[SOURCE DATA]
++++
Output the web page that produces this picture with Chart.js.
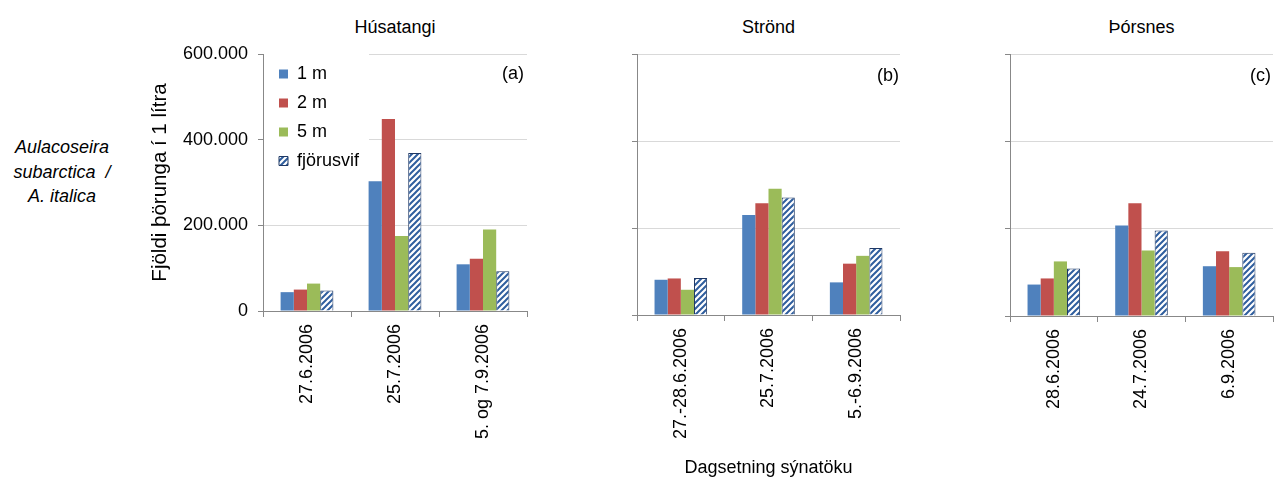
<!DOCTYPE html>
<html><head><meta charset="utf-8">
<script src="https://cdn.jsdelivr.net/npm/chart.js@4/dist/chart.umd.min.js"></script>
<style>
html,body{margin:0;padding:0;background:#fff;width:1281px;height:479px;overflow:hidden;font-family:"Liberation Sans",Arial,sans-serif;color:#000}
.box{position:absolute;top:0;height:479px}
.t{position:absolute;font-size:18px;line-height:20px;white-space:nowrap}
.side{position:absolute;left:0;width:124px;top:135px;text-align:center;font-style:italic;font-size:18px;line-height:24.5px}
</style></head><body>
<div class="side">Aulacoseira<br>subarctica&nbsp;&nbsp;/<br>A. italica</div>
<div class="t" style="left:263px;width:264px;top:17px;text-align:center">Húsatangi</div>
<div class="t" style="left:637px;width:263px;top:17px;text-align:center">Strönd</div>
<div class="t" style="left:1010px;width:263px;top:17px;text-align:center">Þórsnes</div>
<div class="box" style="left:140px;width:400px"><canvas id="c1"></canvas></div>
<div class="box" style="left:560px;width:360px"><canvas id="c2"></canvas></div>
<div class="box" style="left:930px;width:351px"><canvas id="c3"></canvas></div>
<div class="t" style="left:263px;width:261px;top:63px;text-align:right">(a)</div>
<div class="t" style="left:637px;width:262px;top:65px;text-align:right">(b)</div>
<div class="t" style="left:1010px;width:261px;top:65px;text-align:right">(c)</div>
<script>
// ---- data ----
const seriesNames = ['1 m', '2 m', '5 m', 'fjörusvif'];
const yTickValues = [0, 200000, 400000, 600000];

const husCats = ['27.6.2006', '25.7.2006', '5. og 7.9.2006'];
const husM1 = [44000, 303000, 109000];
const husM2 = [50000, 448000, 122000];
const husM5 = [64000, 175000, 190000];
const husFj = [48000, 369000, 93000];

const strCats = ['27.-28.6.2006', '25.7.2006', '5.-6.9.2006'];
const strM1 = [81000, 230000, 75000];
const strM2 = [84000, 257000, 118000];
const strM5 = [58000, 290000, 136000];
const strFj = [85000, 270000, 154000];

const thoCats = ['28.6.2006', '24.7.2006', '6.9.2006'];
const thoM1 = [72000, 207000, 114000];
const thoM2 = [86000, 258000, 148000];
const thoM5 = [125000, 150000, 112000];
const thoFj = [109000, 196000, 145000];

// ---- styling ----
Chart.defaults.font.family = '"Liberation Sans", Arial, sans-serif';
Chart.defaults.font.size = 18;
Chart.defaults.color = '#000';

function hatch() {
  const c = document.createElement('canvas');
  c.width = 6; c.height = 6;
  const x = c.getContext('2d');
  x.fillStyle = '#fff'; x.fillRect(0, 0, 6, 6);
  x.strokeStyle = '#2F5E9E'; x.lineWidth = 2;
  x.beginPath();
  x.moveTo(-1, 7); x.lineTo(7, -1);
  x.moveTo(-4, 4); x.lineTo(4, -4);
  x.moveTo(2, 10); x.lineTo(10, 2);
  x.stroke();
  return x.createPattern(c, 'repeat');
}
const hatchFill = hatch();

const fmt = v => String(v).replace(/\B(?=(\d{3})+(?!\d))/g, '.');

const LEG_PAD = 11;
const legendBg = {
  id: 'legendBg',
  beforeDraw(chart) {
    const lg = chart.legend;
    if (!lg || !lg.options.display) return;
    const ca = chart.chartArea;
    // anchor the in-plot legend to the top-left of the plot area
    lg.left = ca.left + 5; lg.right = lg.left + lg.width;
    lg.top = ca.top; lg.bottom = lg.top + lg.height;
    const hb = lg.legendHitBoxes || [];
    if (hb.length) {
      const dx = (lg.left + LEG_PAD) - hb[0].left;
      const dy = (lg.top + LEG_PAD) - hb[0].top;
      hb.forEach(h => { h.left += dx; h.top += dy; });
    }
  },
  beforeDatasetsDraw(chart) {
    const lg = chart.legend;
    if (!lg || !lg.options.display || !lg.legendHitBoxes || !lg.legendHitBoxes.length) return;
    const hb = lg.legendHitBoxes, ca = chart.chartArea, ctx = chart.ctx;
    const right = Math.max(...hb.map(h => h.left + h.width)) + 10;
    const bottom = Math.max(...hb.map(h => h.top + h.height)) + 10;
    ctx.save();
    ctx.fillStyle = '#fff';
    ctx.fillRect(ca.left + 1, ca.top - 1, right - ca.left - 1, bottom - ca.top + 1);
    ctx.restore();
    lg.draw();
  }
};

function makeChart(id, cats, m1, m2, m5, fj, o) {
  return new Chart(document.getElementById(id), {
    type: 'bar',
    data: {
      labels: cats,
      datasets: [
        { label: seriesNames[0], data: m1, backgroundColor: '#4F81BD', borderWidth: 0 },
        { label: seriesNames[1], data: m2, backgroundColor: '#C0504D', borderWidth: 0 },
        { label: seriesNames[2], data: m5, backgroundColor: '#9BBB59', borderWidth: 0 },
        { label: seriesNames[3], data: fj, backgroundColor: hatchFill, borderColor: '#1F3864', borderWidth: 1 }
      ]
    },
    options: {
      responsive: true, maintainAspectRatio: false, animation: false,
      layout: { padding: { top: 54, right: o.padRight, bottom: 0, left: 0 } },
      datasets: { bar: { categoryPercentage: 0.6, barPercentage: 1 } },
      plugins: {
        tooltip: { enabled: false },
        legend: {
          display: !!o.legend, position: 'chartArea', align: 'start',
          labels: { boxWidth: 9, boxHeight: 9, padding: LEG_PAD, font: { size: 18 }, color: '#000' }
        }
      },
      scales: {
        x: {
          grid: { offset: true, drawOnChartArea: false, drawTicks: true, tickLength: 6, color: '#888' },
          border: { color: '#888' },
          ticks: { autoSkip: false, minRotation: 90, maxRotation: 90, padding: 7, font: { size: 18 } },
          title: { display: !!o.xTitle, text: o.xTitle || '', font: { size: 18 }, padding: { top: 0, bottom: 0 } },
          afterFit: s => { s.height = o.xHeight; }
        },
        y: {
          min: 0, max: 600000,
          afterBuildTicks: s => { s.ticks = yTickValues.map(v => ({ value: v })); },
          ticks: { display: !!o.showY, padding: 10, callback: v => fmt(v), font: { size: 18 } },
          grid: { color: '#D9D9D9', tickColor: '#888', tickLength: 5 },
          border: { color: '#888' },
          title: { display: !!o.yTitle, text: o.yTitle || '', font: { size: 20.5 }, padding: { top: 8, bottom: 0 } },
          afterFit: s => { s.width = o.yWidth; }
        }
      }
    },
    plugins: [legendBg]
  });
}

makeChart('c1', husCats, husM1, husM2, husM5, husFj,
  { legend: true, showY: true, yTitle: 'Fjöldi þörunga í 1 lítra', yWidth: 123, padRight: 13, xHeight: 168 });
makeChart('c2', strCats, strM1, strM2, strM5, strFj,
  { yWidth: 77, padRight: 20, xHeight: 164, xTitle: 'Dagsetning sýnatöku' });
makeChart('c3', thoCats, thoM1, thoM2, thoM5, thoFj,
  { yWidth: 80, padRight: 8, xHeight: 163 });
</script>
</body></html>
++++
[TASK TO COMPLETE]
Could you repeat all of the material exactly? Pictures should not be copied.

[THE SOLUTION]
Output the web page that produces this picture with Chart.js.
<!DOCTYPE html>
<html><head><meta charset="utf-8">
<script src="https://cdn.jsdelivr.net/npm/chart.js@4/dist/chart.umd.min.js"></script>
<style>
html,body{margin:0;padding:0;background:#fff;width:1281px;height:479px;overflow:hidden;font-family:"Liberation Sans",Arial,sans-serif;color:#000}
.box{position:absolute;top:0;height:479px}
.t{position:absolute;font-size:18px;line-height:20px;white-space:nowrap}
.side{position:absolute;left:0;width:124px;top:135px;text-align:center;font-style:italic;font-size:18px;line-height:24.5px}
</style></head><body>
<div class="side">Aulacoseira<br>subarctica&nbsp;&nbsp;/<br>A. italica</div>
<div class="t" style="left:263px;width:264px;top:17px;text-align:center">Húsatangi</div>
<div class="t" style="left:637px;width:263px;top:17px;text-align:center">Strönd</div>
<div class="t" style="left:1010px;width:263px;top:17px;text-align:center">Þórsnes</div>
<div class="box" style="left:140px;width:400px"><canvas id="c1"></canvas></div>
<div class="box" style="left:560px;width:360px"><canvas id="c2"></canvas></div>
<div class="box" style="left:930px;width:351px"><canvas id="c3"></canvas></div>
<div class="t" style="left:263px;width:261px;top:63px;text-align:right">(a)</div>
<div class="t" style="left:637px;width:262px;top:65px;text-align:right">(b)</div>
<div class="t" style="left:1010px;width:261px;top:65px;text-align:right">(c)</div>
<script>
// ---- data ----
const seriesNames = ['1 m', '2 m', '5 m', 'fjörusvif'];
const yTickValues = [0, 200000, 400000, 600000];

const husCats = ['27.6.2006', '25.7.2006', '5. og 7.9.2006'];
const husM1 = [44000, 303000, 109000];
const husM2 = [50000, 448000, 122000];
const husM5 = [64000, 175000, 190000];
const husFj = [48000, 369000, 93000];

const strCats = ['27.-28.6.2006', '25.7.2006', '5.-6.9.2006'];
const strM1 = [81000, 230000, 75000];
const strM2 = [84000, 257000, 118000];
const strM5 = [58000, 290000, 136000];
const strFj = [85000, 270000, 154000];

const thoCats = ['28.6.2006', '24.7.2006', '6.9.2006'];
const thoM1 = [72000, 207000, 114000];
const thoM2 = [86000, 258000, 148000];
const thoM5 = [125000, 150000, 112000];
const thoFj = [109000, 196000, 145000];

// ---- styling ----
Chart.defaults.font.family = '"Liberation Sans", Arial, sans-serif';
Chart.defaults.font.size = 18;
Chart.defaults.color = '#000';

function hatch() {
  const c = document.createElement('canvas');
  c.width = 6; c.height = 6;
  const x = c.getContext('2d');
  x.fillStyle = '#fff'; x.fillRect(0, 0, 6, 6);
  x.strokeStyle = '#2F5E9E'; x.lineWidth = 2;
  x.beginPath();
  x.moveTo(-1, 7); x.lineTo(7, -1);
  x.moveTo(-4, 4); x.lineTo(4, -4);
  x.moveTo(2, 10); x.lineTo(10, 2);
  x.stroke();
  return x.createPattern(c, 'repeat');
}
const hatchFill = hatch();

const fmt = v => String(v).replace(/\B(?=(\d{3})+(?!\d))/g, '.');

const LEG_PAD = 11;
const legendBg = {
  id: 'legendBg',
  beforeDraw(chart) {
    const lg = chart.legend;
    if (!lg || !lg.options.display) return;
    const ca = chart.chartArea;
    // anchor the in-plot legend to the top-left of the plot area
    lg.left = ca.left + 5; lg.right = lg.left + lg.width;
    lg.top = ca.top; lg.bottom = lg.top + lg.height;
    const hb = lg.legendHitBoxes || [];
    if (hb.length) {
      const dx = (lg.left + LEG_PAD) - hb[0].left;
      const dy = (lg.top + LEG_PAD) - hb[0].top;
      hb.forEach(h => { h.left += dx; h.top += dy; });
    }
  },
  beforeDatasetsDraw(chart) {
    const lg = chart.legend;
    if (!lg || !lg.options.display || !lg.legendHitBoxes || !lg.legendHitBoxes.length) return;
    const hb = lg.legendHitBoxes, ca = chart.chartArea, ctx = chart.ctx;
    const right = Math.max(...hb.map(h => h.left + h.width)) + 10;
    const bottom = Math.max(...hb.map(h => h.top + h.height)) + 10;
    ctx.save();
    ctx.fillStyle = '#fff';
    ctx.fillRect(ca.left + 1, ca.top - 1, right - ca.left - 1, bottom - ca.top + 1);
    ctx.restore();
    lg.draw();
  }
};

function makeChart(id, cats, m1, m2, m5, fj, o) {
  return new Chart(document.getElementById(id), {
    type: 'bar',
    data: {
      labels: cats,
      datasets: [
        { label: seriesNames[0], data: m1, backgroundColor: '#4F81BD', borderWidth: 0 },
        { label: seriesNames[1], data: m2, backgroundColor: '#C0504D', borderWidth: 0 },
        { label: seriesNames[2], data: m5, backgroundColor: '#9BBB59', borderWidth: 0 },
        { label: seriesNames[3], data: fj, backgroundColor: hatchFill, borderColor: '#1F3864', borderWidth: 1 }
      ]
    },
    options: {
      responsive: true, maintainAspectRatio: false, animation: false,
      layout: { padding: { top: 54, right: o.padRight, bottom: 0, left: 0 } },
      datasets: { bar: { categoryPercentage: 0.6, barPercentage: 1 } },
      plugins: {
        tooltip: { enabled: false },
        legend: {
          display: !!o.legend, position: 'chartArea', align: 'start',
          labels: { boxWidth: 9, boxHeight: 9, padding: LEG_PAD, font: { size: 18 }, color: '#000' }
        }
      },
      scales: {
        x: {
          grid: { offset: true, drawOnChartArea: false, drawTicks: true, tickLength: 6, color: '#888' },
          border: { color: '#888' },
          ticks: { autoSkip: false, minRotation: 90, maxRotation: 90, padding: 7, font: { size: 18 } },
          title: { display: !!o.xTitle, text: o.xTitle || '', font: { size: 18 }, padding: { top: 0, bottom: 0 } },
          afterFit: s => { s.height = o.xHeight; }
        },
        y: {
          min: 0, max: 600000,
          afterBuildTicks: s => { s.ticks = yTickValues.map(v => ({ value: v })); },
          ticks: { display: !!o.showY, padding: 10, callback: v => fmt(v), font: { size: 18 } },
          grid: { color: '#D9D9D9', tickColor: '#888', tickLength: 5 },
          border: { color: '#888' },
          title: { display: !!o.yTitle, text: o.yTitle || '', font: { size: 20.5 }, padding: { top: 8, bottom: 0 } },
          afterFit: s => { s.width = o.yWidth; }
        }
      }
    },
    plugins: [legendBg]
  });
}

makeChart('c1', husCats, husM1, husM2, husM5, husFj,
  { legend: true, showY: true, yTitle: 'Fjöldi þörunga í 1 lítra', yWidth: 123, padRight: 13, xHeight: 168 });
makeChart('c2', strCats, strM1, strM2, strM5, strFj,
  { yWidth: 77, padRight: 20, xHeight: 164, xTitle: 'Dagsetning sýnatöku' });
makeChart('c3', thoCats, thoM1, thoM2, thoM5, thoFj,
  { yWidth: 80, padRight: 8, xHeight: 163 });
</script>
</body></html>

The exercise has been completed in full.